Bucky Barnes may be on the losing side of the Marvel “Death of the Quarter” merry-go-round at the moment, but he’s been winning in the action figure and statue stakes in the last couple of years. I’m reviewing the latest, the Bowen Designs Winter Solider Statue, this evening.
After pulling the “Pre-Order” trigger at BigBadToyStore.com on this statue, I had a moment of uncertainty about the purchase, because close inspection of the preview pics made me a bit concerned about the headsculpt. I’m a bigger fan of Bucky’s shorter haired look in his Winter Solider guise, and this is a long haired version. I couldn’t tell if it was sculpt or shadow that made Bucky’s face look a bit too thin. In the end, I decided to leave the order and hope for the best as I really am a very big fan of Captain America’s one-time kid sidekick.
When I unpacked this statue, I was first relieved to see that my reservations about the headsculpt were unwarranted, and second stunned by how much detail on this statue I hadn’t noticed. This might seem like a simple piece, but it is actually quite complex in terms of both the level of detail and the concept. I wasn’t familiar with sculptor Khurram Alavi before this statue - but trust me, I am now. The man is a talent.
Bucky’s Winter Soldier gear has a number of elements and textures, and Alavi has represented all of these very well in his design. It’s interesting to note that Alavi is a digital sculptor. I’ve read some criticisms of a lack of detail in digital sculpts - anyone who is concerned about it needs to have a close look at this piece. The fabric details are great, with small natural wrinkles and folds, particularly around the edges of his trousers and boots. His vest has great detail and texture on it, giving it quite a different look. The one issue here really relates to the otherwise stellar paint job instead of sculpt, and that Bucky’s robotic left arm would have benefited a more clearly metallic sheen to really make it stand out as metal.

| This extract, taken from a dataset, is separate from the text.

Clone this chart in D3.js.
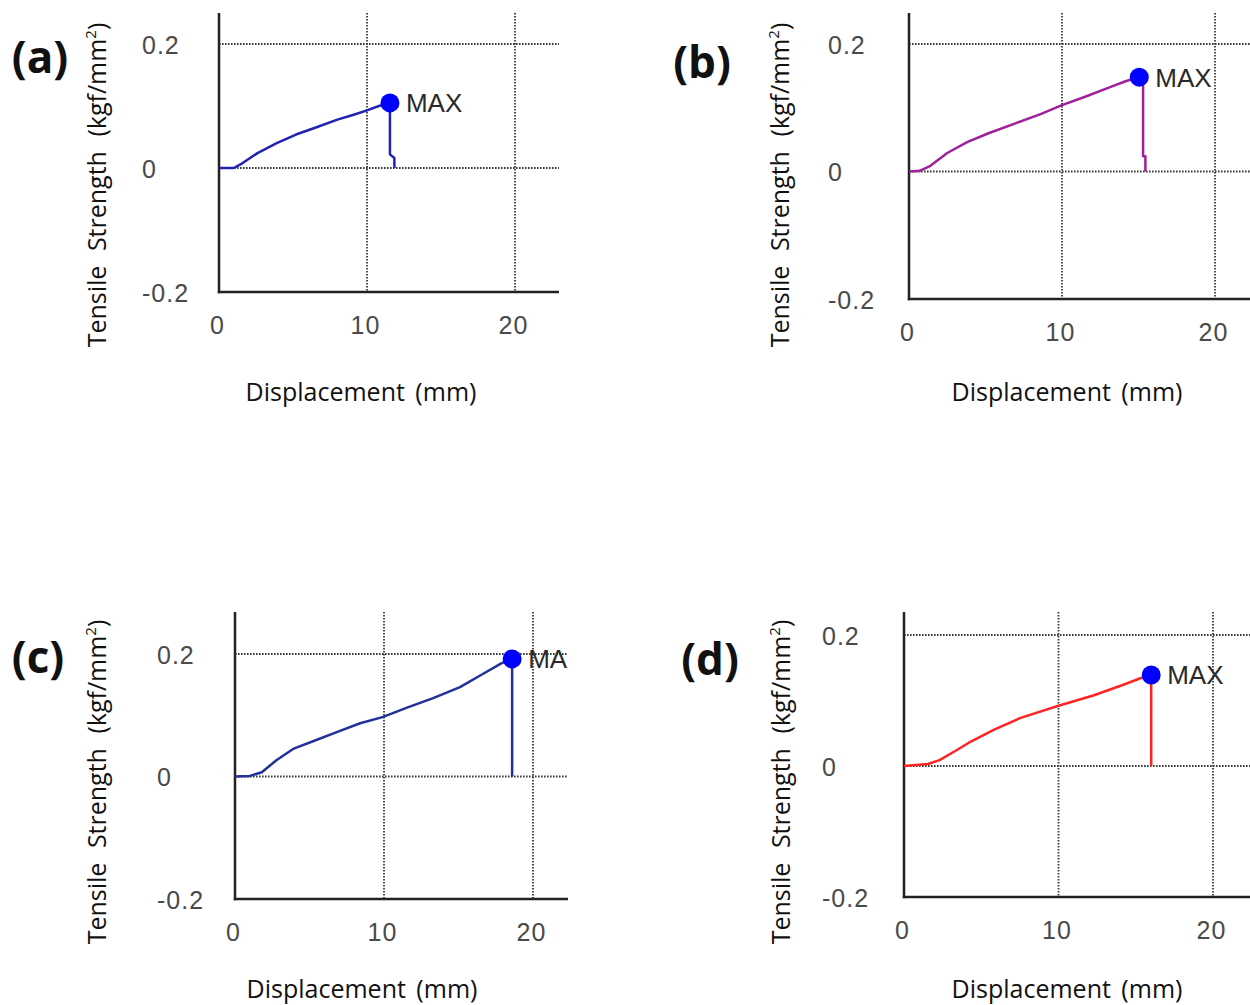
<html>
<head>
<script src="https://d3js.org/d3.v7.min.js"></script>
<style>
  body { margin: 0; background: #fff; }
  .tick text { font-family: "Liberation Sans", Arial, sans-serif; font-size: 25px; fill: #4a4a4a; letter-spacing: 1px; }
  .title { font-family: "Open Sans", "Noto Sans", sans-serif; font-size: 25px; fill: #111; }
  .plabel { font-family: "Open Sans", "Noto Sans", sans-serif; font-size: 44px; font-weight: bold; fill: #111; }
  .maxlabel { font-family: "Liberation Sans", Arial, sans-serif; font-size: 26px; fill: #2a2a2a; }
  .grid { stroke: #3a3a3a; stroke-width: 1.8; stroke-dasharray: 1.6,1.4; }
  .axisline { stroke: #222; stroke-width: 2.5; }
</style>
</head>
<body>
<div id="chart"></div>
<script>
// tick values shared by all four panels
const xTicks = [0, 10, 20];
const yTicks = [-0.2, 0, 0.2];
const yTickLabels = ['-0.2', '0', '0.2'];
const panelLabels = ['(a)', '(b)', '(c)', '(d)'];

// displacement (mm) / tensile strength (kgf/mm2)
const dispA = [0, 1.0, 1.6, 2.6, 3.9, 5.2, 6.5, 8.0, 9.1, 10.0, 10.8, 11.55, 11.55, 11.85, 11.85];
const tensA = [0, 0.0, 0.008, 0.024, 0.040, 0.054, 0.065, 0.078, 0.086, 0.093, 0.100, 0.105, 0.022, 0.016, 0];

const dispB = [0, 0.7, 1.4, 2.5, 3.8, 5.2, 7.0, 8.6, 10.0, 11.6, 13.1, 14.2, 15.05, 15.3, 15.3, 15.45, 15.45];
const tensB = [0, 0.001, 0.009, 0.029, 0.046, 0.060, 0.076, 0.090, 0.104, 0.118, 0.132, 0.142, 0.148, 0.146, 0.024, 0.024, 0];

const dispC = [0, 1.0, 1.8, 2.8, 3.9, 5.5, 7.0, 8.4, 9.9, 11.5, 13.3, 15.1, 16.6, 17.9, 18.6, 18.6];
const tensC = [0, 0.001, 0.007, 0.027, 0.045, 0.060, 0.074, 0.087, 0.097, 0.112, 0.128, 0.146, 0.167, 0.185, 0.192, 0];

const dispD = [0, 1.55, 2.3, 3.4, 4.3, 5.8, 7.5, 10.0, 12.3, 14.2, 15.3, 16.0, 16.0];
const tensD = [0, 0.003, 0.009, 0.024, 0.037, 0.055, 0.073, 0.092, 0.108, 0.124, 0.134, 0.139, 0];

const lineColors = ['#2222b0', '#a0209c', '#22309a', '#ff2424'];

// pixel layout of each panel
const layout = [
  { x0: 219, x20: 515, yLo: 292, yHi: 44,  top: 13,  right: 559,  tickX: 142, label: [40, 73],  yTitle: [98, 185],  xTitle: [361, 401], clip: null },
  { x0: 909, x20: 1215, yLo: 299, yHi: 44, top: 13,  right: 1260, tickX: 828, label: [702, 78], yTitle: [781, 185], xTitle: [1067, 401], clip: null },
  { x0: 235, x20: 533, yLo: 899, yHi: 654, top: 612, right: 570,  tickX: 157, label: [38, 673], yTitle: [98, 782],  xTitle: [362, 998], clip: 568 },
  { x0: 904, x20: 1213, yLo: 897, yHi: 635, top: 612, right: 1260, tickX: 822, label: [710, 675], yTitle: [782, 782], xTitle: [1067, 998], clip: null }
];

const series = [[dispA, tensA], [dispB, tensB], [dispC, tensC], [dispD, tensD]];

const svg = d3.select('#chart').append('svg')
    .attr('width', 1250)
    .attr('height', 1005);

svg.append('rect').attr('width', 1250).attr('height', 1005).attr('fill', '#fff');

layout.forEach((L, i) => {
    const xs = series[i][0], ys = series[i][1];
    const pts = xs.map((d, k) => [d, ys[k]]);

    const xScale = d3.scaleLinear().domain([0, 20]).range([L.x0, L.x20]);
    const yScale = d3.scaleLinear().domain([-0.2, 0.2]).range([L.yLo, L.yHi]);

    let g = svg.append('g');
    if (L.clip) {
        svg.append('clipPath').attr('id', 'clip' + i)
            .append('rect').attr('x', 0).attr('y', 0).attr('width', L.clip).attr('height', 1005);
        g.attr('clip-path', `url(#clip${i})`);
    }

    // grid
    g.selectAll('.vgrid').data(xTicks.filter(d => d > 0)).enter().append('line')
        .attr('class', 'grid')
        .attr('x1', d => xScale(d)).attr('x2', d => xScale(d))
        .attr('y1', L.top).attr('y2', L.yLo);
    g.selectAll('.hgrid').data(yTicks.filter(d => d > -0.2)).enter().append('line')
        .attr('class', 'grid')
        .attr('x1', L.x0).attr('x2', L.right)
        .attr('y1', d => yScale(d)).attr('y2', d => yScale(d));

    // axes (labels through d3 axis, lines drawn to the panel extent)
    let bottomAxis = d3.axisBottom(xScale).tickValues(xTicks).tickSize(0).tickFormat(d3.format('d'));
    const xa = g.append('g').attr('transform', `translate(0,${L.yLo})`).call(bottomAxis);
    xa.select('.domain').remove();
    xa.selectAll('text').attr('y', 42).attr('dy', 0).attr('x', -2);

    let leftAxis = d3.axisLeft(yScale).tickValues(yTicks).tickSize(0)
        .tickFormat((d, k) => yTickLabels[k]);
    const ya = g.append('g').attr('transform', `translate(${L.x0},0)`).call(leftAxis);
    ya.select('.domain').remove();
    ya.selectAll('text').attr('text-anchor', 'start').attr('x', L.tickX - L.x0).attr('dy', '0.36em');

    g.append('line').attr('class', 'axisline')
        .attr('x1', L.x0).attr('x2', L.x0).attr('y1', L.top).attr('y2', L.yLo + 1.2);
    g.append('line').attr('class', 'axisline')
        .attr('x1', L.x0 - 1.2).attr('x2', L.right).attr('y1', L.yLo).attr('y2', L.yLo);

    // curve
    const line = d3.line().x(d => xScale(d[0])).y(d => yScale(d[1]));
    g.append('path').datum(pts)
        .attr('d', line)
        .attr('fill', 'none')
        .attr('stroke', lineColors[i])
        .attr('stroke-width', 2.5)
        .attr('stroke-linejoin', 'round');

    // MAX marker
    const mi = d3.maxIndex(ys);
    const mx = xScale(xs[mi]), my = yScale(ys[mi]);
    g.append('circle').attr('cx', mx).attr('cy', my).attr('r', 9.5).attr('fill', '#0000ff');
    g.append('text').attr('class', 'maxlabel')
        .attr('x', mx + 16).attr('y', my + 9.5).text('MAX');

    // titles
    const yt = svg.append('text').attr('class', 'title')
        .attr('text-anchor', 'middle')
        .attr('word-spacing', 8)
        .attr('transform', `translate(${L.yTitle[0] + 8},${L.yTitle[1]}) rotate(-90)`);
    yt.append('tspan').text('Tensile Strength (kgf/mm');
    yt.append('tspan').attr('baseline-shift', 'super').attr('font-size', '15px').text('2');
    yt.append('tspan').text(')');

    svg.append('text').attr('class', 'title')
        .attr('text-anchor', 'middle')
        .attr('word-spacing', 4)
        .attr('x', L.xTitle[0]).attr('y', L.xTitle[1])
        .text('Displacement (mm)');

    svg.append('text').attr('class', 'plabel')
        .attr('text-anchor', 'middle')
        .attr('x', L.label[0]).attr('y', L.label[1])
        .text(panelLabels[i]);
});
</script>
</body>
</html>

One thing I hadn’t noticed at all before I had this in hand is that the rifle that hangs on Bucky’s back is a separate piece. It has an elastic strap which allows it to be stretched around his arms to rest in the correct position, and is quite secure once in place. This is a great touch and a much better and realistic solution than having it as a fixed sculpted piece.
Another stunning detail can be found on the base of this statue. It’s a small black base, easy on display space, which has an eagle emblem carved into it. Scattered liberally on the base are spent bullet casings, and the edges of the base are sporting some bullet holes and gashes. The bullet casings are fixed to the base so there’s no issue with small loose items rolling around - an issue with the gems that come with the Black Cat statue I’ll be reviewing shortly. The juxtaposition of the patriotic base and the mercenary bullets is a great representation of the dichotomy of Bucky’s life. It’s very clever design - and something I’d love to see Bowen do more. I don’t need diorama style bases - have to protect that display space after all - but a small touch like this does a great deal to lift the overall product and make this a statue I’m really proud to own.
All up, this statue has turned out to be much more than a pleasant surprise. If you’re a fan of Bucky Barnes, it is something very much worth checking out. Discovering the very talented Khurram Alavi has also been a treat, and I am looking forward to his upcoming Bowen pieces and seeing him work on more projects in the future.